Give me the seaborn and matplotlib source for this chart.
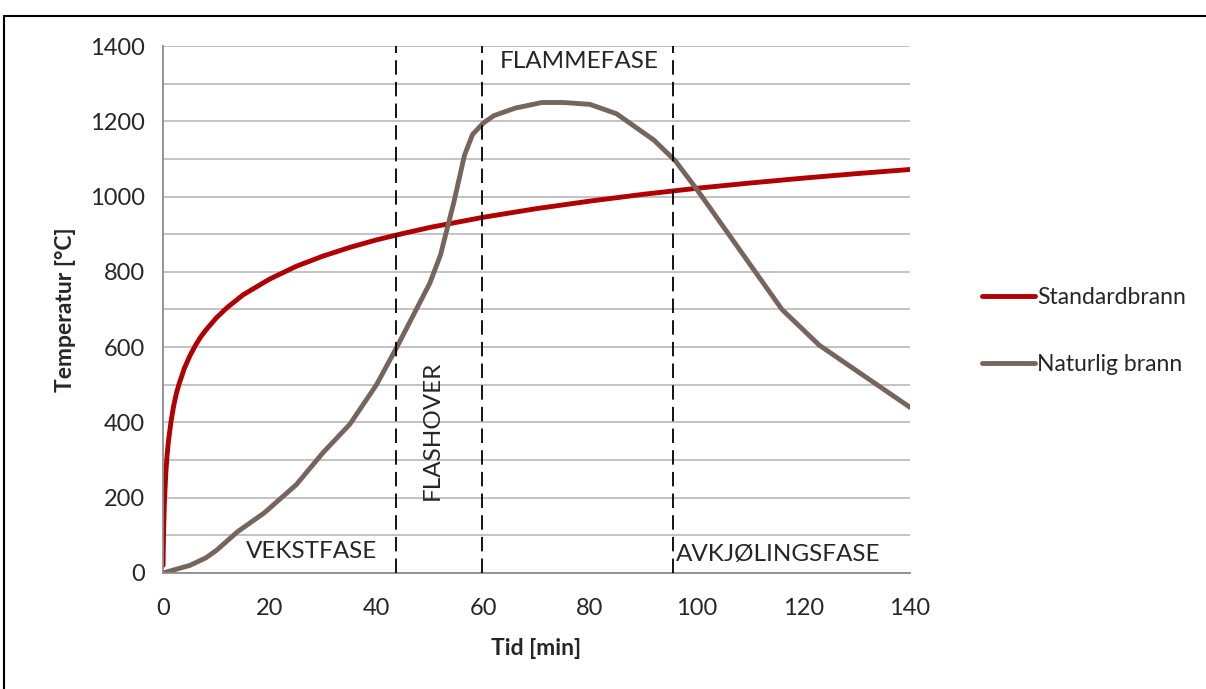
import numpy as np
import pandas as pd
import matplotlib.pyplot as plt
import seaborn as sns
from matplotlib.ticker import MultipleLocator
from matplotlib.patches import Rectangle

# Data
std_time = [0, 0.1, 0.25, 0.5, 0.75, 1, 1.5, 2, 2.5, 3, 4, 5, 6, 7, 8, 10, 12, 15, 20, 25, 30, 35,
            40, 45, 50, 60, 70, 80, 90, 100, 110, 120, 130, 140]
std_temp = [20, 110, 185, 261, 312, 349, 403, 445, 477, 502, 544, 576, 603, 626, 645, 678, 705, 739,
            781, 815, 842, 865, 885, 902, 918, 945, 968, 988, 1006, 1022, 1036, 1049, 1061, 1072]

nat_time = [0, 5, 8, 10, 14, 19, 25, 30, 35, 40, 44, 50, 52, 54.5, 56.5, 58, 60, 62, 66, 71, 75,
            80, 85, 92, 96, 100, 116, 123, 140]
nat_temp = [0, 20, 40, 60, 110, 160, 235, 320, 395, 500, 605, 770, 845, 985, 1110, 1165, 1195,
            1215, 1235, 1250, 1250, 1245, 1220, 1150, 1095, 1020, 700, 605, 440]

phase_lines = [43.7, 59.8, 95.6]

series_names = ["Standardbrann", "Naturlig brann"]
colors = {"Standardbrann": "#B00000", "Naturlig brann": "#76655C"}

df = pd.concat([
    pd.DataFrame({"Tid": std_time, "Temp": std_temp, "Serie": series_names[0]}),
    pd.DataFrame({"Tid": nat_time, "Temp": nat_temp, "Serie": series_names[1]}),
])

sns.set_style("white")
plt.rcParams["font.family"] = ["Lato", "DejaVu Sans"]

fig = plt.figure(figsize=(12.06, 6.89), dpi=100)
ax = fig.add_axes([0.1352, 0.1684, 0.6194, 0.7648])

sns.lineplot(data=df, x="Tid", y="Temp", hue="Serie", palette=colors,
             linewidth=3.5, ax=ax, legend=False, sort=False)
for line in ax.lines:
    line.set_solid_joinstyle("round")
    line.set_solid_capstyle("round")

for x in phase_lines:
    ax.axvline(x, color="black", linestyle=(0, (8, 4)), linewidth=1.3, zorder=3)

ax.set_xlim(0, 140)
ax.set_ylim(0, 1400)
ax.xaxis.set_major_locator(MultipleLocator(20))
ax.xaxis.set_minor_locator(MultipleLocator(5))
ax.yaxis.set_major_locator(MultipleLocator(200))
ax.yaxis.set_minor_locator(MultipleLocator(100))
ax.grid(True, which="both", axis="y", color="#BEBEBE", linewidth=1.3)
ax.set_axisbelow(True)

for s in ["top", "right"]:
    ax.spines[s].set_visible(False)
for s in ["left", "bottom"]:
    ax.spines[s].set_color("#8C8C8C")
    ax.spines[s].set_linewidth(1.3)

ax.tick_params(axis="x", which="both", direction="out", length=6, color="#8C8C8C",
               labelsize=17, pad=12)
ax.tick_params(axis="y", which="major", direction="out", length=6, color="#8C8C8C",
               labelsize=17, pad=7)
ax.tick_params(axis="y", which="minor", length=0)

ax.set_xlabel("Tid [min]", fontsize=16.5, fontweight="bold", labelpad=14)
ax.set_ylabel("Temperatur [°C]", fontsize=16.5, fontweight="bold", labelpad=10)

# phase labels
ax.text(15.6, 56, "VEKSTFASE", fontsize=17.5, va="center", ha="left")
ax.text(50.4, 380, "FLASHOVER", fontsize=17.5, va="center", ha="center", rotation=90)
ax.text(78, 1358, "FLAMMEFASE", fontsize=17.5, va="center", ha="center")
ax.text(96.1, 48, "AVKJØLINGSFASE", fontsize=17.5, va="center", ha="left")

# legend
handles = [plt.Line2D([], [], color=colors[n], linewidth=3.5, solid_capstyle="round")
           for n in series_names]
fig.legend(handles, series_names, loc="center left", bbox_to_anchor=(0.797, 0.52),
           frameon=False, fontsize=16.5, handlelength=2.3, handletextpad=0.1,
           labelspacing=2.0)

# outer frame
fig.patches.append(Rectangle((4 / 1206, -0.05), 1.2, (689 - 16) / 689 + 0.05,
                             transform=fig.transFigure, fill=False,
                             edgecolor="black", linewidth=1.5))

fig.savefig("out.png", dpi=100)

· · · · ·

**PROMPT**
Quote, please, every line of the material above from its start through the line that has "from matplotlib.patches import Rectangle", reproducing the words exactly and dropping any images.

**WRITTEN ANSWER**
Give me the seaborn and matplotlib source for this chart.
import numpy as np
import pandas as pd
import matplotlib.pyplot as plt
import seaborn as sns
from matplotlib.ticker import MultipleLocator
from matplotlib.patches import Rectangle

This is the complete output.